If we find it in ourselves to make this commitment, the commitment to orient our lives more fully to our Lord in the Blessed Sacrament, we will not regret it. Our lives will begin to become more meaningful. In adoration we will come to know our God more perfectly, and so we will recognize Him more easily. We will recognize Him when we hear the priest say to us at Mass: “Behold the Lamb of God, who takes away the sins of the world.” We will recognize that at that moment He wants to give Himself to us totally, to be consumed by us that He might totally consume us. We will recognize Him when we meet Him in disguise throughout our day – in a spouse, a child, a sibling, in a coworker, a classmate, in the poor man who asks for a meal, in the unborn child who cries out for life.

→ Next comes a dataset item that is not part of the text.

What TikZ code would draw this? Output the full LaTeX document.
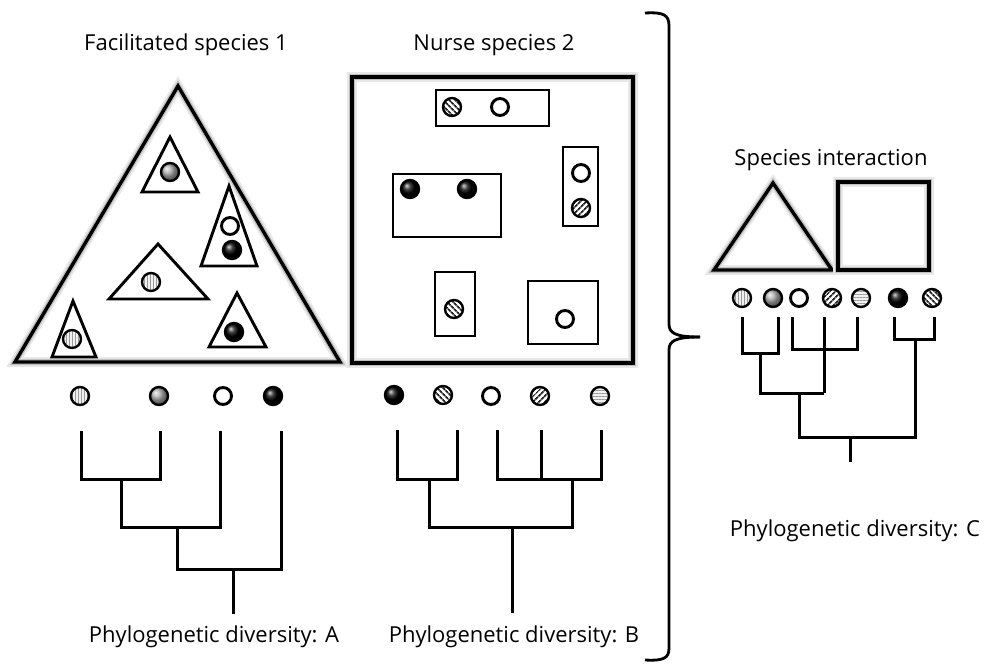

It is one of the great paradoxes of Christianity that in humbling ourselves before the Lord we will find ourselves exalted by Him. St. Luke tells us that John was filled with the Holy Spirit. Our Lord Himself says that no one greater has ever been born. The same sorts of things will happen for us when we make Christ our all in all. We will be able to repeat confidently with the prophet Isaiah:

“The Spirit of the Lord God is upon me, because the Lord has anointed me. . . . He has clothed me with a robe of salvation and wrapped me in a mantle of justice, like a bridegroom adorned with a diadem, like a bride bedecked with her jewels.”

As we turn now to this holy altar, let us beg Him for the grace of humility – the grace to kneel humbly before Him in adoration. So may we open ourselves to be clothed with that robe and wrapped in that mantle, to welcome Him more fully into the stable of our hearts this Christmas and every day of our lives.